35 USC 154(b)(4) states:
4) APPEAL OF PATENT TERM ADJUSTMENT DETERMINATION.-
(A) An applicant dissatisfied with a determination made by the Director under paragraph (3) shall have remedy by a civil action against the Director filed in the United States District Court for the District of Columbia within 180 days after the grant of the patent. Chapter 7 of title 5 shall apply to such action. Any final judgment resulting in a change to the period of adjustment of the patent term shall be served on the Director, and the Director shall thereafter alter the term of the patent to reflect such change.
(B) The determination of a patent term adjustment under this subsection shall not be subject to appeal or challenge by a third party prior to the grant of the patent.
37 C.F.R. § 1.705(b) states:
Any request for reconsideration of the patent term adjustment indicated in the notice of allowance, except as provided in paragraph (d) of this section, and any request for reinstatement of all or part of the term reduced pursuant to § 1.704(b) must be by way of an application for patent term adjustment. An application for patent term adjustment under this section must be filed no later than the payment of the issue fee but may not be filed earlier than the date of mailing of the notice of allowance.
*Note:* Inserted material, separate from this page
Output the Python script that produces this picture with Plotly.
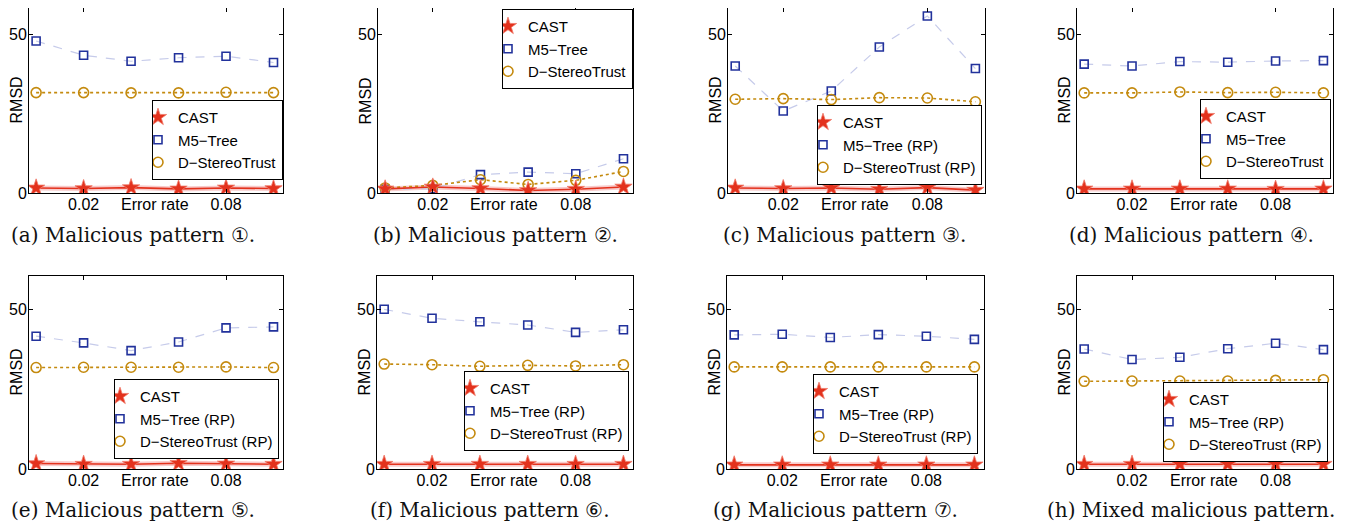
import plotly.graph_objects as go

# ---------------- data ----------------
error_rate = [0.0, 0.02, 0.04, 0.06, 0.08, 0.10]

panel_ids = ["a", "b", "c", "d", "e", "f", "g", "h"]

cast_rmsd = [
    [1.6, 1.4, 1.7, 1.3, 1.6, 1.4],
    [1.3, 1.9, 1.4, 0.8, 1.2, 1.9],
    [1.6, 1.4, 1.6, 1.2, 1.7, 0.9],
    [1.3, 1.3, 1.3, 1.3, 1.2, 1.3],
    [1.7, 1.5, 1.5, 1.8, 1.6, 1.5],
    [1.5, 1.5, 1.5, 1.5, 1.5, 1.5],
    [1.3, 1.3, 1.3, 1.3, 1.3, 1.3],
    [1.5, 1.5, 1.5, 1.5, 1.5, 1.5],
]
m5_rmsd = [
    [48.0, 43.5, 41.6, 42.7, 43.2, 41.2],
    [1.2, 1.3, 5.8, 6.6, 6.1, 10.8],
    [40.1, 25.9, 32.2, 46.1, 55.9, 39.3],
    [40.7, 40.1, 41.5, 41.3, 41.7, 41.8],
    [41.5, 39.4, 37.0, 39.7, 44.1, 44.4],
    [49.9, 47.1, 46.0, 45.0, 42.7, 43.5],
    [41.9, 42.1, 41.1, 42.0, 41.5, 40.5],
    [37.5, 34.2, 34.9, 37.6, 39.3, 37.3],
]
ds_rmsd = [
    [31.7, 31.7, 31.6, 31.6, 31.8, 31.7],
    [1.6, 2.4, 4.2, 2.7, 4.0, 6.8],
    [29.6, 29.8, 29.5, 30.1, 30.0, 28.8],
    [31.6, 31.6, 31.9, 31.7, 31.8, 31.6],
    [31.7, 31.8, 31.8, 31.8, 31.9, 31.7],
    [32.8, 32.6, 32.1, 32.4, 32.2, 32.6],
    [31.9, 31.9, 31.9, 31.9, 31.9, 31.9],
    [27.4, 27.5, 27.5, 27.5, 27.7, 27.9],
]

cast_names = ["CAST"] * 8
m5_names = ["M5−Tree", "M5−Tree", "M5−Tree (RP)", "M5−Tree",
            "M5−Tree (RP)", "M5−Tree (RP)", "M5−Tree (RP)", "M5−Tree (RP)"]
ds_names = ["D−StereoTrust", "D−StereoTrust", "D−StereoTrust (RP)", "D−StereoTrust",
            "D−StereoTrust (RP)", "D−StereoTrust (RP)", "D−StereoTrust (RP)", "D−StereoTrust (RP)"]

captions = [
    "(a) Malicious pattern ①.",
    "(b) Malicious pattern ②.",
    "(c) Malicious pattern ③.",
    "(d) Malicious pattern ④.",
    "(e) Malicious pattern ⑤.",
    "(f) Malicious pattern ⑥.",
    "(g) Malicious pattern ⑦.",
    "(h) Mixed malicious pattern.",
]

x_tick_vals = [0.02, 0.08]
x_tick_text = ["0.02", "0.08"]
y_tick_vals = [0, 50]
x_label = "Error rate"
y_label = "RMSD"

# ---------------- layout geometry (screen pixels) ----------------
SCREEN_W, SCREEN_H = 1358, 532
OFF = 8                       # default page body margin
FW, FH = SCREEN_W - 2 * OFF, SCREEN_H - 2 * OFF
PX_PER_UNIT = [3.167, 3.2]    # vertical scale of rows 1 and 2

axes_px = [  # left, right, top, bottom
    (29, 283, 8, 193), (378, 633, 8, 193), (728, 985, 8, 193), (1077, 1333, 8, 193),
    (29, 283, 276, 469), (377, 633, 276, 469), (727, 984, 276, 469), (1077, 1333, 276, 469),
]
legend_px = [  # right, y, anchor
    (283, 140, "middle"), (633, 9, "top"), (982, 145, "middle"), (1331, 139, "middle"),
    (279, 419, "middle"), (629, 411, "middle"), (978, 414, "middle"), (1328, 422, "middle"),
]
caption_px = [  # center x, center y
    (133, 235), (495, 235), (844, 235), (1191, 235),
    (133, 510), (490, 510), (835, 510), (1191, 510),
]


def px_x(p):
    return (p - OFF) / FW


def px_y(p):
    return 1 - (p - OFF) / FH


RED = "#e3321d"
BLUE = "#22329c"
BLUE_LINE = "#c6cbea"
GOLD = "#c48a0e"
FONT = "Liberation Sans, Arial, sans-serif"

fig = go.Figure()
layout = dict(
    template="none",
    width=FW, height=FH,
    margin=dict(l=0, r=0, t=0, b=0, autoexpand=False),
    paper_bgcolor="white", plot_bgcolor="white",
    font=dict(family=FONT, size=16, color="black"),
    annotations=[],
)

for i, pid in enumerate(panel_ids):
    n = i + 1
    xa = "x" if n == 1 else f"x{n}"
    ya = "y" if n == 1 else f"y{n}"
    lg = "legend" if n == 1 else f"legend{n}"

    # connecting lines (no legend entries)
    fig.add_trace(go.Scatter(
        x=error_rate, y=cast_rmsd[i], mode="lines",
        line=dict(color="rgba(240,140,140,0.45)", width=5),
        xaxis=xa, yaxis=ya, showlegend=False, hoverinfo="skip"))
    fig.add_trace(go.Scatter(
        x=error_rate, y=m5_rmsd[i], mode="lines",
        line=dict(color=BLUE_LINE, width=1.2, dash="dash"),
        xaxis=xa, yaxis=ya, showlegend=False, hoverinfo="skip"))
    fig.add_trace(go.Scatter(
        x=error_rate, y=ds_rmsd[i], mode="lines",
        line=dict(color=GOLD, width=1.6, dash="dot"),
        xaxis=xa, yaxis=ya, showlegend=False, hoverinfo="skip"))
    fig.add_trace(go.Scatter(
        x=error_rate, y=cast_rmsd[i], mode="lines",
        line=dict(color=RED, width=1.6),
        xaxis=xa, yaxis=ya, showlegend=False, hoverinfo="skip"))
    # markers (legend entries)
    fig.add_trace(go.Scatter(
        x=error_rate, y=m5_rmsd[i], name=m5_names[i], mode="markers",
        marker=dict(symbol="square-open", size=8, color=BLUE, line=dict(width=1.6, color=BLUE)),
        xaxis=xa, yaxis=ya, legend=lg, legendrank=2))
    fig.add_trace(go.Scatter(
        x=error_rate, y=ds_rmsd[i], name=ds_names[i], mode="markers",
        marker=dict(symbol="circle-open", size=10, color=GOLD, line=dict(width=1.6, color=GOLD)),
        xaxis=xa, yaxis=ya, legend=lg, legendrank=3))
    fig.add_trace(go.Scatter(
        x=error_rate, y=cast_rmsd[i], name=cast_names[i], mode="markers",
        marker=dict(symbol="star", size=13, color=RED, line=dict(width=0.8, color="#f07a6a")),
        xaxis=xa, yaxis=ya, legend=lg, legendrank=1))

    l, r, t, b = axes_px[i]
    ymax = (b - t) / PX_PER_UNIT[i // 4]
    axis_common = dict(
        showline=True, linecolor="black", linewidth=1, mirror="allticks",
        ticks="inside", ticklen=4, tickcolor="black", showgrid=False, zeroline=False,
        automargin=False,
        tickfont=dict(family=FONT, size=16, color="black"),
    )
    layout["xaxis" if n == 1 else f"xaxis{n}"] = dict(
        axis_common, domain=[px_x(l), px_x(r)], range=[-0.003, 0.104],
        tickvals=x_tick_vals, ticktext=x_tick_text, anchor=ya, ticklabelstandoff=-3,
    )
    layout["yaxis" if n == 1 else f"yaxis{n}"] = dict(
        axis_common, domain=[px_y(b), px_y(t)], range=[0, ymax],
        tickvals=y_tick_vals, anchor=xa, ticklabelstandoff=-2,
    )
    lr, ly, lanchor = legend_px[i]
    layout[lg] = dict(
        x=px_x(lr), y=px_y(ly), xanchor="right", yanchor=lanchor,
        bgcolor="white", bordercolor="black", borderwidth=1,
        font=dict(family=FONT, size=15, color="black"),
        itemwidth=30, tracegroupgap=0, indentation=-15,
    )
    # x label sits on the tick-label row
    layout["annotations"].append(dict(
        text=x_label, xref=xa, x=0.05, yref=f"{ya} domain", y=0,
        yanchor="top", xanchor="center", yshift=-1, showarrow=False,
        font=dict(family=FONT, size=16, color="black")))
    layout["annotations"].append(dict(
        text=y_label, xref=f"{xa} domain", x=0, yref=f"{ya} domain", y=0.5,
        xanchor="center", yanchor="middle", xshift=-13, textangle=-90, showarrow=False,
        font=dict(family=FONT, size=16, color="black")))
    cx, cy = caption_px[i]
    layout["annotations"].append(dict(
        text=captions[i], xref="paper", yref="paper", x=px_x(cx), y=px_y(cy),
        xanchor="center", yanchor="middle", showarrow=False,
        font=dict(family="DejaVu Serif, Liberation Serif, serif", size=20, color="#111")))

fig.update_layout(**layout)
fig.write_html("out.html")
37 C.F.R. § 1.705(d) states:
If the patent indicates or should have indicated a revised patent term adjustment, request for reconsideration of the patent term adjustment indicated in the patent must be filed within two months of the date the patent issued and must comply with the requirements of paragraphs (b)(1) and (b)(2) of this section. Any request for reconsideration under this section that raises issues that were raised, or could have been raised, in an application for patent term adjustment under paragraph (b) of this section shall be dismissed as untimely as to those issues.